Line by line, repeat the data below exactly, beginning at the first line and ending at the line with "const yTicksDeath100 = [0, 20, 40, 60, 80, 100];". Omit pictures.

▶ **PROVIDED DATA**
start
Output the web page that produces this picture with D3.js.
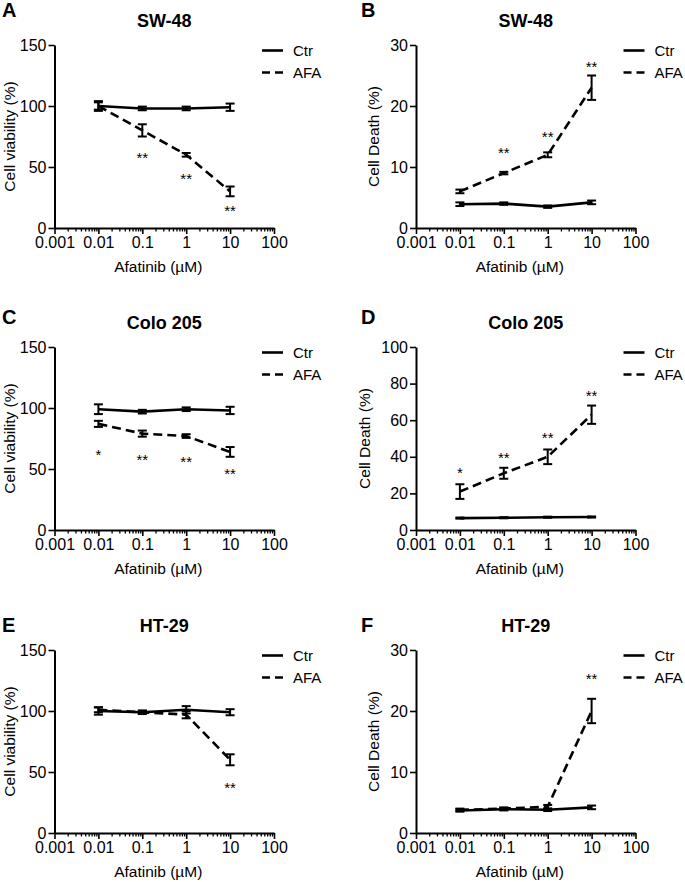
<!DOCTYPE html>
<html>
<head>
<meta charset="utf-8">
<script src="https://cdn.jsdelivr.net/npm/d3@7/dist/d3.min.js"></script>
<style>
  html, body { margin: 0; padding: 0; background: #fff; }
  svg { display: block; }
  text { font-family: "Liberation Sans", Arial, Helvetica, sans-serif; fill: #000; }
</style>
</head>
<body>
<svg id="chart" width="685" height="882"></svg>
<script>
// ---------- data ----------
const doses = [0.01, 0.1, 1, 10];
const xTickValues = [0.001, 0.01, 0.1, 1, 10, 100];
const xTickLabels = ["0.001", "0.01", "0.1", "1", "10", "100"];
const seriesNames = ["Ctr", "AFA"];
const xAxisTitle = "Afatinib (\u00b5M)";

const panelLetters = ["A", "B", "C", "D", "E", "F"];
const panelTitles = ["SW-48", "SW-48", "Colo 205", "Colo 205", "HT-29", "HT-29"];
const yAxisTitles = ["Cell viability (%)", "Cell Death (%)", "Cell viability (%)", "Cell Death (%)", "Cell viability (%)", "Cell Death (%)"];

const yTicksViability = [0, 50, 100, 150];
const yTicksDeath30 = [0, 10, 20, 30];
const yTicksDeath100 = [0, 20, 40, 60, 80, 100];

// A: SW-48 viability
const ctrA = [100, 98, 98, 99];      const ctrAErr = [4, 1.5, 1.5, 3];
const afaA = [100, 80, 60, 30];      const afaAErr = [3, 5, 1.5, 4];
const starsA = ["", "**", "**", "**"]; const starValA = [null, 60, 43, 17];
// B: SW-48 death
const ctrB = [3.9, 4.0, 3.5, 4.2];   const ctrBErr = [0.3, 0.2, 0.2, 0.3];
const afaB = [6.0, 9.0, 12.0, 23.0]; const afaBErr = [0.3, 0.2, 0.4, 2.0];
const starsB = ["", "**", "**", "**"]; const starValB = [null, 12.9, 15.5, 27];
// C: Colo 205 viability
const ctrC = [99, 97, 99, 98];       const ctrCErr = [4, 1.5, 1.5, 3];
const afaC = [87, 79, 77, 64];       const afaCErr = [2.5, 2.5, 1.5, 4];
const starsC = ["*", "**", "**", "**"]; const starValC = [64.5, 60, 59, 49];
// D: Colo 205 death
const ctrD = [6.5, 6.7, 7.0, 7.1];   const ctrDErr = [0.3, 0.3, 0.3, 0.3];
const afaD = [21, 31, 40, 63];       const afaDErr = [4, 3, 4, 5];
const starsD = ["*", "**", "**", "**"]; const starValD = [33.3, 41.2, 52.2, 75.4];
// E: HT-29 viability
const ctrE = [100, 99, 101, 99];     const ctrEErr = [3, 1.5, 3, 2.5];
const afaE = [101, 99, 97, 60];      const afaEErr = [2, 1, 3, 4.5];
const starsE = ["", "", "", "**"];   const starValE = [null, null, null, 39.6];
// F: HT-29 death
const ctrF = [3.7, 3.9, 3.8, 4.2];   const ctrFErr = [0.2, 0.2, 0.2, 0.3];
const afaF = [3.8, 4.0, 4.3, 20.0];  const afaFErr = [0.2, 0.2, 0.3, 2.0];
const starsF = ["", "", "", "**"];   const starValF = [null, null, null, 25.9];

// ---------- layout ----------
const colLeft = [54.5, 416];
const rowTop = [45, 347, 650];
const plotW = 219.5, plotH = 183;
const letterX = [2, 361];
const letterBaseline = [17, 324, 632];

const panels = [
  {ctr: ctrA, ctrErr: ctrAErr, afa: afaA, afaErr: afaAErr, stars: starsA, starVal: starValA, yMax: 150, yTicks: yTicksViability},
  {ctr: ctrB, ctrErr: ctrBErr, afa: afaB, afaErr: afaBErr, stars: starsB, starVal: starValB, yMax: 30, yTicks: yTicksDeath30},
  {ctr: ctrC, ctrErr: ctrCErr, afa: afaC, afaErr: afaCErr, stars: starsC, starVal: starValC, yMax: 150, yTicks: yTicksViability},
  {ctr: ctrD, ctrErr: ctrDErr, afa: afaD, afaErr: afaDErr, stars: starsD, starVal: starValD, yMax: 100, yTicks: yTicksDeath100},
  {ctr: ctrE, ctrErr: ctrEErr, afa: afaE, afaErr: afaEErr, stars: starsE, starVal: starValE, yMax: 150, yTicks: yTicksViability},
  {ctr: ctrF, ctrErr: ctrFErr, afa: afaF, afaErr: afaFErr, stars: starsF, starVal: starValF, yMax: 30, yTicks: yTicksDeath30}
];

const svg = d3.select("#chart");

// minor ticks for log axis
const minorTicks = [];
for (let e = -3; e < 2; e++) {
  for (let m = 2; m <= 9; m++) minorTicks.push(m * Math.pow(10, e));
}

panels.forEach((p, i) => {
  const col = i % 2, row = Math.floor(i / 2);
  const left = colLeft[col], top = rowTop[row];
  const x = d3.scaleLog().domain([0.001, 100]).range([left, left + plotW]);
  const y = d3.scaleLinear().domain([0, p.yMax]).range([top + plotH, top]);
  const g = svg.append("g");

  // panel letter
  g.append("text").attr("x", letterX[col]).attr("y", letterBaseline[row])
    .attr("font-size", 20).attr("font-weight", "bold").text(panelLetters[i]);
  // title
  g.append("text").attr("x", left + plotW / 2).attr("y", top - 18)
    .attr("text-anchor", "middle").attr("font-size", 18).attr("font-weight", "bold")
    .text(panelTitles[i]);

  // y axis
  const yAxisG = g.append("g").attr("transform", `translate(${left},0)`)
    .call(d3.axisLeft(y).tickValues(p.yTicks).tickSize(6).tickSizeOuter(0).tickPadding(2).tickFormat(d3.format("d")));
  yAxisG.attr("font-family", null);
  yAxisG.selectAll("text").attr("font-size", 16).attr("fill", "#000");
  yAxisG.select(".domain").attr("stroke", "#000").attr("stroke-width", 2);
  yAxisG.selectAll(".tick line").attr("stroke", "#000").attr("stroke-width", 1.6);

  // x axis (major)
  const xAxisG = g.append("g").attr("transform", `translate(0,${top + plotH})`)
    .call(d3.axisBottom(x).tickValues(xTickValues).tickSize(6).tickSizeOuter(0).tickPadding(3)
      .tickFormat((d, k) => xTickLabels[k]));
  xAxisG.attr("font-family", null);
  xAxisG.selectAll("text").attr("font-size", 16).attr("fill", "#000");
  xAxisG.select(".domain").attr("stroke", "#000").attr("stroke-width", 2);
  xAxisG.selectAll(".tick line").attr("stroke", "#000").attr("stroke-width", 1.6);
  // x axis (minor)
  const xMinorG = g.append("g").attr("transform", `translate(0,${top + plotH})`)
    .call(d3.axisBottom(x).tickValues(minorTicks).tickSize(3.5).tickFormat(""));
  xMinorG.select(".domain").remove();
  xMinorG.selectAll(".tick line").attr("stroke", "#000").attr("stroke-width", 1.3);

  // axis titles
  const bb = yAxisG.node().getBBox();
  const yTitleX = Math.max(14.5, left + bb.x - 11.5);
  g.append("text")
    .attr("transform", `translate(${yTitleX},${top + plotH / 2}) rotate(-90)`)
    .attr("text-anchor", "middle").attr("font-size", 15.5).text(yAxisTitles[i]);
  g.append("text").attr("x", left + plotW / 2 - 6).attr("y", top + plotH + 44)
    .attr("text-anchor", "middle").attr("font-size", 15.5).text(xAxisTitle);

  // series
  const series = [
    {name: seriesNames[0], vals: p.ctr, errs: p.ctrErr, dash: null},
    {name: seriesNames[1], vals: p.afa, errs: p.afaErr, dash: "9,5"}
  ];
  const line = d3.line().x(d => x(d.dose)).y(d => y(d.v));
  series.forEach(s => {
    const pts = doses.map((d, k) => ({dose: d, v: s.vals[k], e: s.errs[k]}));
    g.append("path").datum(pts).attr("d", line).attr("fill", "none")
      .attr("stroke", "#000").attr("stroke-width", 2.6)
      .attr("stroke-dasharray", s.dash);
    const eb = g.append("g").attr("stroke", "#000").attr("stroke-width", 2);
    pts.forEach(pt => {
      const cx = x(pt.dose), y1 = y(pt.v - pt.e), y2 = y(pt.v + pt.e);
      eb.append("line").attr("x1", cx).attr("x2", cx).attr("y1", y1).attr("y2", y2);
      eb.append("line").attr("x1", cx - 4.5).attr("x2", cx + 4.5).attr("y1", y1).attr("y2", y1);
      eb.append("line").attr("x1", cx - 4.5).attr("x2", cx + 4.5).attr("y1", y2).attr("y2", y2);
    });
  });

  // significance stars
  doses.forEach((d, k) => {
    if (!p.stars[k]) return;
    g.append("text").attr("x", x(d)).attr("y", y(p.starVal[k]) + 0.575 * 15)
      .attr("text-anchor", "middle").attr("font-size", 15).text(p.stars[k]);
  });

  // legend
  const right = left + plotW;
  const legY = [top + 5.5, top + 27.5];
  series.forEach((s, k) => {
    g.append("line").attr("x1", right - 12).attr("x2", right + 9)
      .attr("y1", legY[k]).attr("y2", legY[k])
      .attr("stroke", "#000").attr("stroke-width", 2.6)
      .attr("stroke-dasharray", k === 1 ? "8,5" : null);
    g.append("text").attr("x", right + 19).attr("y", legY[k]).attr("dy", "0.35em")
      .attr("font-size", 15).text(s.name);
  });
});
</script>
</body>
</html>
end
▶ **THE COMPLETED TASK**
Output the web page that produces this picture with D3.js.
<!DOCTYPE html>
<html>
<head>
<meta charset="utf-8">
<script src="https://cdn.jsdelivr.net/npm/d3@7/dist/d3.min.js"></script>
<style>
  html, body { margin: 0; padding: 0; background: #fff; }
  svg { display: block; }
  text { font-family: "Liberation Sans", Arial, Helvetica, sans-serif; fill: #000; }
</style>
</head>
<body>
<svg id="chart" width="685" height="882"></svg>
<script>
// ---------- data ----------
const doses = [0.01, 0.1, 1, 10];
const xTickValues = [0.001, 0.01, 0.1, 1, 10, 100];
const xTickLabels = ["0.001", "0.01", "0.1", "1", "10", "100"];
const seriesNames = ["Ctr", "AFA"];
const xAxisTitle = "Afatinib (\u00b5M)";

const panelLetters = ["A", "B", "C", "D", "E", "F"];
const panelTitles = ["SW-48", "SW-48", "Colo 205", "Colo 205", "HT-29", "HT-29"];
const yAxisTitles = ["Cell viability (%)", "Cell Death (%)", "Cell viability (%)", "Cell Death (%)", "Cell viability (%)", "Cell Death (%)"];

const yTicksViability = [0, 50, 100, 150];
const yTicksDeath30 = [0, 10, 20, 30];
const yTicksDeath100 = [0, 20, 40, 60, 80, 100];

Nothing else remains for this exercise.